In the Vineyard ::November 24, 2010 :: Volume 9, Issue 22

Clergy Sexual Abuse in the Catholic Church (continued)
Part VI in a series that looks at Clergy Abuse in the Catholic Church from 1984-2010.
By Tom Doyle J.C.D., C.A.D.C

The nationwide uproar forced the bishops into a corner. Their general meeting in Dallas in June was the first concrete result. It was entirely devoted to the sex abuse issue. The dynamics of the assembled hierarchy revealed their underlying feelings and their motivation as they responded in a variety of ways to the “problem.” First, the reaction of the bishops to the survivors present at the meeting and to the overall pressure placed on them revealed an arrogant disdain for victims. It also revealed the inability of the bishops to think and operate clearly when under pressure from forces they could not control or dismiss. Second, the bishops focused their action proposals on the priest/deacon perpetrators culminating in their “Zero Tolerance” posture. They completely ignored the more serious issue of the responsibility of the hierarchy for the cover-up. They also ignored the fact that among the perpetrators several were bishops. Nothing was said about them with the exception of some paltry mumbo-jumbo about fraternal correction. Third, the Vatican forced the bishops to soften their approach in the “Essential Norms” which told us that justice for the victims was a far second to protection of the clerical caste.

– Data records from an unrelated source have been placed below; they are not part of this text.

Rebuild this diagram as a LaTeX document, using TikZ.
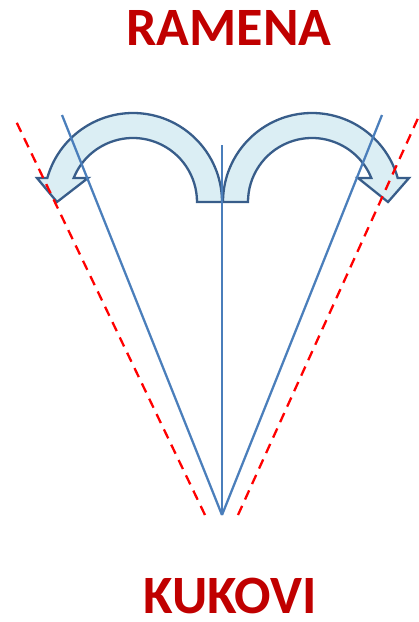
\documentclass[tikz,border=0pt]{standalone}
\usepackage{fontspec}
\setmainfont{Carlito}
\usepackage{xcolor}
\usepackage{tikz}
\usetikzlibrary{positioning}

\definecolor{titlered}{HTML}{C00000}
\definecolor{axisblue}{HTML}{4A7EBB}
\definecolor{arrowline}{HTML}{385D8A}
\definecolor{arrowfill}{HTML}{DBEEF4}

\begin{document}
\begin{tikzpicture}[x=1pt, y=1pt,
        title/.style={text=titlered, inner sep=0pt, font=\fontsize{54}{60}\selectfont\bfseries},
        axis/.style={draw=axisblue, line width=2.3pt},
        limit/.style={draw=red, line width=2.3pt, dash pattern=on 10pt off 7pt},
        turnarrow/.style={draw=arrowline, fill=arrowfill, line width=2.3pt, line join=miter}]
        \useasboundingbox (0,0) rectangle (419,-622);

        \node[title] (ramena) at (229,-28) {RAMENA};
        \node[title] (kukovi) at (230,-596) {KUKOVI};

        \coordinate (apex)   at (222,-515);
        \coordinate (mid)    at (222,-145);
        \coordinate (lt)     at (62,-115);
        \coordinate (rt)     at (382,-115);
        \coordinate (redl)   at (205,-515);
        \coordinate (redlt)  at (14,-117);
        \coordinate (redr)   at (238,-515);
        \coordinate (redrt)  at (424,-105);

        % curved arrows
        \draw[turnarrow] (222,-202) arc[start angle=0, end angle={180-asin(24/89)}, radius=89]
            -- (37,-178) -- (57,-202) -- (88,-178)
            -- ({133-64*cos(asin(24/64))},-178) arc[start angle={180-asin(24/64)}, end angle=0, radius=64]
            -- cycle;
        \draw[turnarrow] (223,-202) arc[start angle=180, end angle={asin(24/89)}, radius=89]
            -- (409,-178) -- (388,-202) -- (358,-178)
            -- ({312+64*cos(asin(24/64))},-178) arc[start angle={asin(24/64)}, end angle=180, radius=64]
            -- cycle;

        \path[axis]
        (apex) edge (mid)
        (apex) edge (lt)
        (apex) edge (rt);

        \path[limit]
        (redl) edge (redlt)
        (redr) edge (redrt);

    \end{tikzpicture}
\end{document}
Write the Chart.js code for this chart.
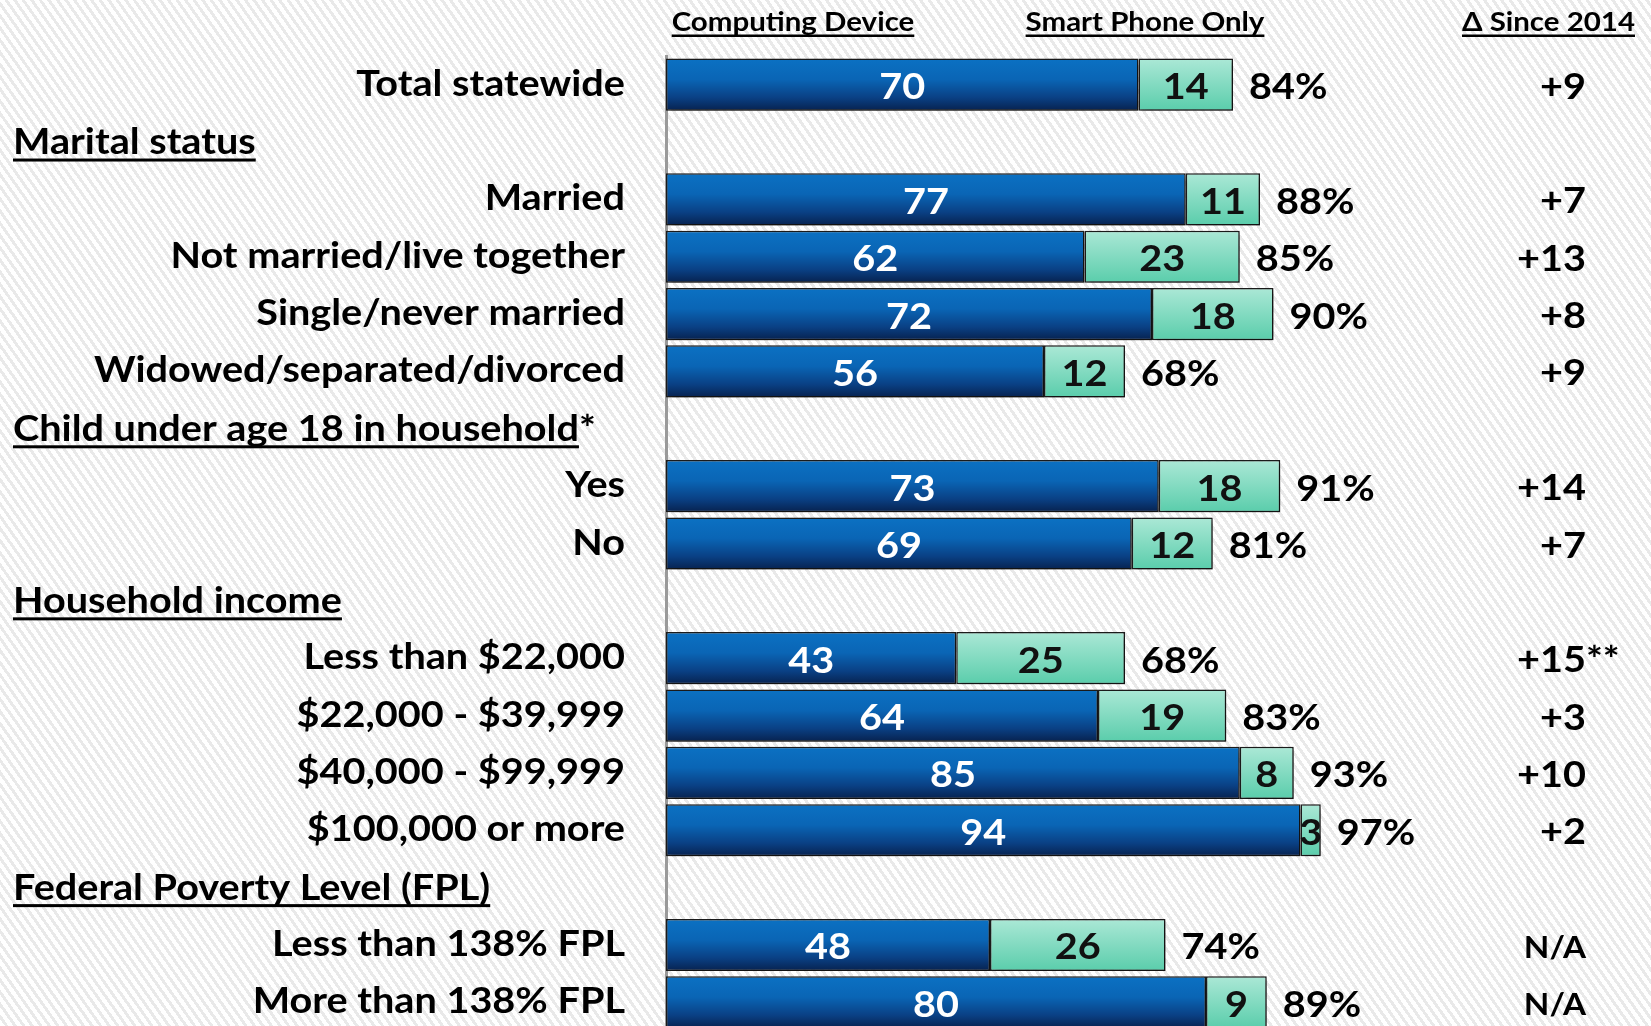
<!DOCTYPE html>
<html>
<head>
<meta charset="utf-8">
<script src="https://cdn.jsdelivr.net/npm/chart.js@4.4.1/dist/chart.umd.min.js"></script>
<style>
  html, body { margin: 0; padding: 0; overflow: hidden; }
  body {
    width: 1651px;
    height: 1026px;
    background: repeating-linear-gradient(55deg, #ffffff 0px, #ffffff 4px, #e9e9e9 4px, #e9e9e9 7px);
  }
  #chart { display: block; }
</style>
</head>
<body>
<canvas id="chart" width="1651" height="1031"></canvas>
<script>
const categories = [
  'Total statewide',
  'Marital status',
  'Married',
  'Not married/live together',
  'Single/never married',
  'Widowed/separated/divorced',
  'Child under age 18 in household*',
  'Yes',
  'No',
  'Household income',
  'Less than $22,000',
  '$22,000 - $39,999',
  '$40,000 - $99,999',
  '$100,000 or more',
  'Federal Poverty Level (FPL)',
  'Less than 138% FPL',
  'More than 138% FPL'
];
const sectionHeaders = ['Marital status', 'Child under age 18 in household*', 'Household income', 'Federal Poverty Level (FPL)'];
const computingDevice = [70, null, 77, 62, 72, 56, null, 73, 69, null, 43, 64, 85, 94, null, 48, 80];
const smartPhoneOnly = [14, null, 11, 23, 18, 12, null, 18, 12, null, 25, 19, 8, 3, null, 26, 9];
const totalLabels = ['84%', '', '88%', '85%', '90%', '68%', '', '91%', '81%', '', '68%', '83%', '93%', '97%', '', '74%', '89%'];
const sinceLabels = ['+9', '', '+7', '+13', '+8', '+9', '', '+14', '+7', '', '+15**', '+3', '+10', '+2', '', 'N/A', 'N/A'];
const columnHeaders = ['Computing Device', 'Smart Phone Only', '\u0394 Since 2014'];

const FONT = 'Lato, "Open Sans", sans-serif';
let squeeze = null;

// bars get a vertical gradient, like the office-style chart
const barGradient = (stops, fallback) => (c) => {
  const y = c.chart.scales.y;
  if (!y) return fallback;
  const yc = y.getPixelForValue(c.dataIndex);
  if (!isFinite(yc)) return fallback;
  const half = 26;
  const g = c.chart.ctx.createLinearGradient(0, yc - half, 0, yc + half);
  stops.forEach(([p, col]) => g.addColorStop(p, col));
  return g;
};

const blueFill = barGradient([[0, '#0b71c3'], [0.4, '#0a65b5'], [0.75, '#0a4084'], [1, '#07224f']], '#0a4f98');
const greenFill = barGradient([[0, '#abe8d6'], [1, '#5acdab']], '#7fdabf');

const drawText = (ctx, str, x, y, size, align, color) => {
  ctx.save();
  ctx.font = `bold ${size}px ${FONT}`;
  ctx.fillStyle = color;
  ctx.textAlign = align;
  ctx.textBaseline = 'alphabetic';
  ctx.translate(x, y);
  ctx.scale(squeeze, 1);
  ctx.fillText(str, 0, 0);
  const w = ctx.measureText(str).width * squeeze;
  ctx.restore();
  return w;
};

const underline = (ctx, x1, x2, y, width) => {
  ctx.save();
  ctx.fillStyle = '#000';
  ctx.fillRect(x1, y, x2 - x1, width);
  ctx.restore();
};

const textPlugin = {
  id: 'textPlugin',
  beforeDatasetsDraw(chart) {
    const ctx = chart.ctx;
    ctx.save();
    ctx.shadowColor = 'rgba(0,0,0,0.45)';
    ctx.shadowBlur = 6;
    ctx.shadowOffsetX = 3;
    ctx.shadowOffsetY = 3;
  },
  afterDatasetsDraw(chart) {
    chart.ctx.restore();
  },
  afterDraw(chart) {
    const { ctx, scales: { x, y } } = chart;
    if (squeeze === null) {
      ctx.save();
      ctx.font = `bold 37px ${FONT}`;
      squeeze = 531 / ctx.measureText('Widowed/separated/divorced').width;
      ctx.restore();
    }

    // column headers
    let w = drawText(ctx, columnHeaders[0], 793, 31, 27.5, 'center', '#000');
    underline(ctx, 793 - w / 2, 793 + w / 2, 34.5, 2.5);
    w = drawText(ctx, columnHeaders[1], 1145, 31, 27.5, 'center', '#000');
    underline(ctx, 1145 - w / 2, 1145 + w / 2, 34.5, 2.5);
    w = drawText(ctx, columnHeaders[2], 1635, 31, 27.5, 'right', '#000');
    underline(ctx, 1635 - w, 1635, 34.5, 2.5);

    categories.forEach((cat, i) => {
      const yc = y.getPixelForValue(i);
      if (sectionHeaders.includes(cat)) {
        drawText(ctx, cat, 13, yc + 12, 37, 'left', '#000');
        ctx.save();
        ctx.font = `bold 37px ${FONT}`;
        const uw = ctx.measureText(cat.replace(/\*$/, '')).width * squeeze;
        ctx.restore();
        underline(ctx, 13, 13 + uw, yc + 16.5, 3);
        return;
      }
      drawText(ctx, cat, 625, yc + 11, 37, 'right', '#000');

      const a = computingDevice[i];
      const b = smartPhoneOnly[i];
      drawText(ctx, String(a), x.getPixelForValue(a / 2), yc + 14.5, 37, 'center', '#ffffff');
      drawText(ctx, String(b), x.getPixelForValue(a + b / 2), yc + 14.5, 37, 'center', '#111111');
      drawText(ctx, totalLabels[i], x.getPixelForValue(a + b) + 16, yc + 14.5, 37, 'left', '#000');

      const d = sinceLabels[i];
      if (d === 'N/A') {
        drawText(ctx, d, 1586, yc + 13, 31, 'right', '#000');
      } else if (d.endsWith('**')) {
        drawText(ctx, d.slice(0, -2), 1586, yc + 14, 37, 'right', '#000');
        drawText(ctx, '**', 1586, yc + 14, 37, 'left', '#000');
      } else {
        drawText(ctx, d, 1586, yc + 14, 37, 'right', '#000');
      }
    });
  }
};

new Chart(document.getElementById('chart'), {
  type: 'bar',
  data: {
    labels: categories,
    datasets: [
      {
        label: 'Computing Device',
        data: computingDevice,
        backgroundColor: blueFill,
        borderColor: '#1c1c1c',
        borderWidth: 1.5,
        borderSkipped: false
      },
      {
        label: 'Smart Phone Only',
        data: smartPhoneOnly,
        backgroundColor: greenFill,
        borderColor: '#1c1c1c',
        borderWidth: 1.5,
        borderSkipped: false
      }
    ]
  },
  options: {
    indexAxis: 'y',
    responsive: false,
    animation: false,
    events: [],
    categoryPercentage: 1,
    barPercentage: 0.91,
    layout: { padding: { left: 666, right: 310, top: 56, bottom: 0 } },
    plugins: { legend: { display: false }, tooltip: { enabled: false } },
    scales: {
      x: { stacked: true, min: 0, max: 100, display: false },
      y: {
        stacked: true,
        ticks: { display: false },
        grid: { display: false, drawTicks: false },
        border: { display: true, color: '#9a9a9a', width: 3 }
      }
    }
  },
  plugins: [textPlugin]
});
</script>
</body>
</html>
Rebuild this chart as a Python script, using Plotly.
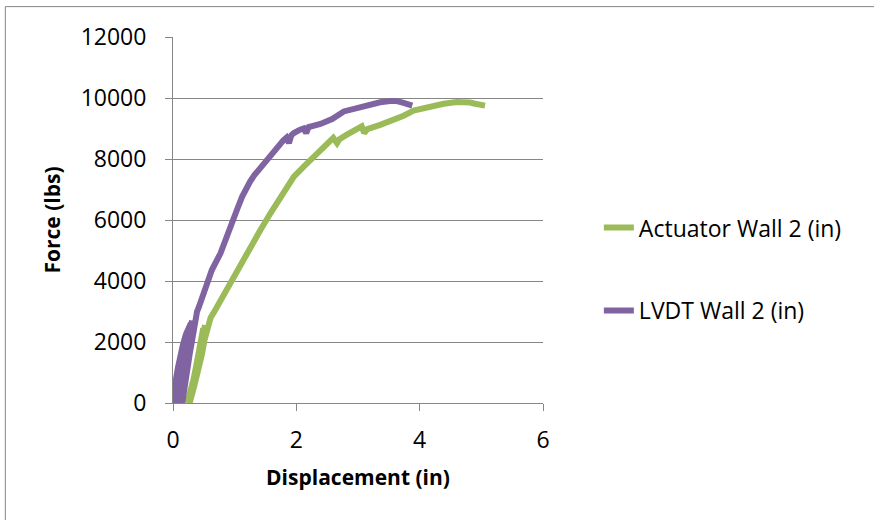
import plotly.graph_objects as go

# ---- data ----
actuator_x = [0.23, 0.28, 0.33, 0.38, 0.42, 0.46, 0.49,
              0.44, 0.38, 0.31, 0.25,
              0.30, 0.36, 0.42, 0.47, 0.52,
              0.46, 0.39, 0.33, 0.27,
              0.35, 0.43, 0.47, 0.51, 0.55, 0.58, 0.61, 0.66,
              0.72, 0.80, 0.90, 0.98, 1.10, 1.20, 1.30, 1.42, 1.58, 1.74, 1.96,
              2.12, 2.28, 2.44, 2.60, 2.66, 2.70, 2.82, 2.98, 3.06, 3.10, 3.15,
              3.36, 3.58, 3.74, 3.90, 4.12, 4.39, 4.60, 4.77, 4.82, 4.88, 5.06]
actuator_y = [0, 350, 750, 1250, 1730, 2100, 2450,
              1900, 1200, 500, 0,
              400, 1000, 1650, 2150, 2550,
              1900, 1200, 600, 0,
              600, 1180, 1600, 2060, 2400, 2650, 2800, 2960,
              3180, 3480, 3830, 4120, 4560, 4940, 5290, 5680, 6220, 6760, 7420,
              7750, 8080, 8410, 8690, 8520, 8650, 8800, 8960, 9070, 8850, 8980,
              9120, 9270, 9420, 9590, 9700, 9810, 9870, 9890, 9850, 9820, 9750]

lvdt_x = [0.04, 0.05, 0.08, 0.11, 0.16, 0.21, 0.25, 0.29,
          0.25, 0.19, 0.14, 0.10,
          0.12, 0.17, 0.22, 0.27, 0.31,
          0.28, 0.23, 0.18, 0.15,
          0.17, 0.22, 0.27, 0.31, 0.34, 0.35, 0.37, 0.39, 0.42,
          0.50, 0.63, 0.77, 0.88, 0.98, 1.05, 1.12, 1.18, 1.25, 1.32, 1.39,
          1.52, 1.66, 1.79,
          1.84, 1.88, 1.92, 1.96, 2.06, 2.12, 2.16, 2.20, 2.39, 2.58, 2.77,
          2.93, 3.15, 3.36, 3.52, 3.63, 3.74, 3.88]
lvdt_y = [0, 800, 1150, 1500, 1900, 2250, 2450, 2620,
          2100, 1400, 700, 0,
          500, 1150, 1750, 2300, 2700,
          2000, 1300, 600, 0,
          300, 1000, 1600, 2060, 2400, 2650, 2850, 3000, 3150,
          3590, 4360, 4910, 5450, 6000, 6400, 6760, 7030, 7260, 7470, 7650,
          7970, 8280, 8610,
          8700, 8520, 8780, 8850, 8960, 9000, 8850, 9050, 9150, 9310, 9560,
          9650, 9750, 9860, 9900, 9900, 9840, 9750]

series_names = ["Actuator Wall 2 (in)", "LVDT Wall 2 (in)"]
x_ticks = [0, 2, 4, 6]
y_ticks = [0, 2000, 4000, 6000, 8000, 10000, 12000]

GREEN = "#9BBB59"
PURPLE = "#8064A2"
GRID = "#868686"
FONT = "Open Sans"
tick_font = dict(family=FONT, size=23, color="black")

fig = go.Figure()
fig.add_trace(go.Scatter(x=actuator_x, y=actuator_y, mode="lines", name=series_names[0],
                         legendgroup="a",
                         line=dict(color=GREEN, width=6)))
fig.add_trace(go.Scatter(x=lvdt_x, y=lvdt_y, mode="lines", name=series_names[1],
                         legendgroup="b",
                         line=dict(color=PURPLE, width=6)))

frame = dict(color=GRID, width=1)
fig.update_layout(
    width=874, height=520,
    margin=dict(l=173, r=331, t=37, b=117),
    paper_bgcolor="white", plot_bgcolor="white",
    font=dict(family=FONT, size=23, color="black"),
    showlegend=True,
    legend=dict(x=1.151, xanchor="left", y=0.538, yanchor="top",
                tracegroupgap=50, font=dict(family=FONT, size=23, color="black"),
                bgcolor="rgba(0,0,0,0)"),
    shapes=[
        dict(type="line", xref="paper", yref="paper",
             x0=-0.4532, x1=-0.4532, y0=-0.45, y1=1.083, line=frame, layer="below"),
        dict(type="line", xref="paper", yref="paper",
             x0=-0.4532, x1=2.8, y0=1.083, y1=1.083, line=frame, layer="below"),
    ],
)
fig.update_xaxes(range=[0, 6], tickvals=x_ticks, tickformat="d", tickfont=tick_font,
                 showgrid=False, zeroline=False,
                 showline=True, linecolor=GRID, linewidth=1,
                 ticks="outside", ticklen=7, tickcolor=GRID, tickwidth=1,
                 ticklabelstandoff=9,
                 title=dict(text="<b>Displacement (in)</b>",
                            font=dict(family=FONT, size=21, color="black"), standoff=16))
fig.update_yaxes(range=[0, 12000], tickvals=y_ticks, tickformat="d", tickfont=tick_font,
                 showgrid=True, gridcolor=GRID, gridwidth=1, zeroline=False,
                 showline=True, linecolor=GRID, linewidth=1,
                 ticks="outside", ticklen=7, tickcolor=GRID, tickwidth=1,
                 ticklabelstandoff=14,
                 title=dict(text="<b>Force (lbs)</b>",
                            font=dict(family=FONT, size=21, color="black"), standoff=14))

fig.write_html("out.html")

Since 1985 the bishops had been urged to establish effective policies to respond to reports of abuse. Their token efforts were nothing more than ineffective public relations moves. After the Dallas Charter and the Essential Norms, proposed in June 2002, the bishops’ conference established a “National Review Board” and an Office for Child and Youth Protection. The individual dioceses were mandated to set up similar structures. To their credit the Church authorities throughout the U.S. established a variety of programs and procedures aimed at child and youth protection. These structures were the basis for the bishops’ claim that the Catholic Church had done more than any other public or private institution to protect children and young people. What they left out of their self-congratulatory rhetoric is the fact that every step taken by the bishops including boards, procedures, policies and purges of suspected clerics, was the result of direct, powerful pressure from the media, the courts, the outraged public and most important, the survivors. Had there been no Boston revelations, no civil suits or no embarrassing media coverage the bishops, regardless of the mound of undisputed information staring them in the face, would have done nothing. The plight of sex abuse victims in 2010 would differ little from their plight in 1960.

The bishops’ commitment to healing and the safety of children sounds convincing on paper and in their articulate and well-crafted rhetoric. It is however, hollow and hypocritical. Their individual and collective actions rob their words of any credibility. The depth of concern for victims’ welfare is proclaimed more by the destructive and frustrating tactics employed in civil suits than in their empty promises. Their pledge that children will be safe today and in the future is trampled under by their ruthless and costly efforts to defeat any State legislation that would protect children. The celebrated National Review Board, composed of prominent Catholics from various professions, was little more than a front created by the bishops to satisfy public anger. The board’s illusion of credibility was soon shattered when the first chairman, former Governor Frank Keating, resigned out of frustration with the bishops’ non-cooperation with their own creation. Gov. Keating was succeeded by Illinois Supreme Court Justice Ann Burke who also resigned for similar reasons. Both Keating and Burke did not leave quietly but spoke publicly in criticism of the bishops’ contradictory actions. Since its inception the National Review Board has done nothing effective to promote the cause of victims. Rather it has served as a source of validation for the bishops’ continuing recalcitrance. The hierarchy’s contradictory actions and the obvious underlying anger reflect fear. More than anything else the clergy abuse phenomenon has threatened the security of the bishops’ ecclesiastical-clerical world and what is more, the source of this threat cannot be controlled.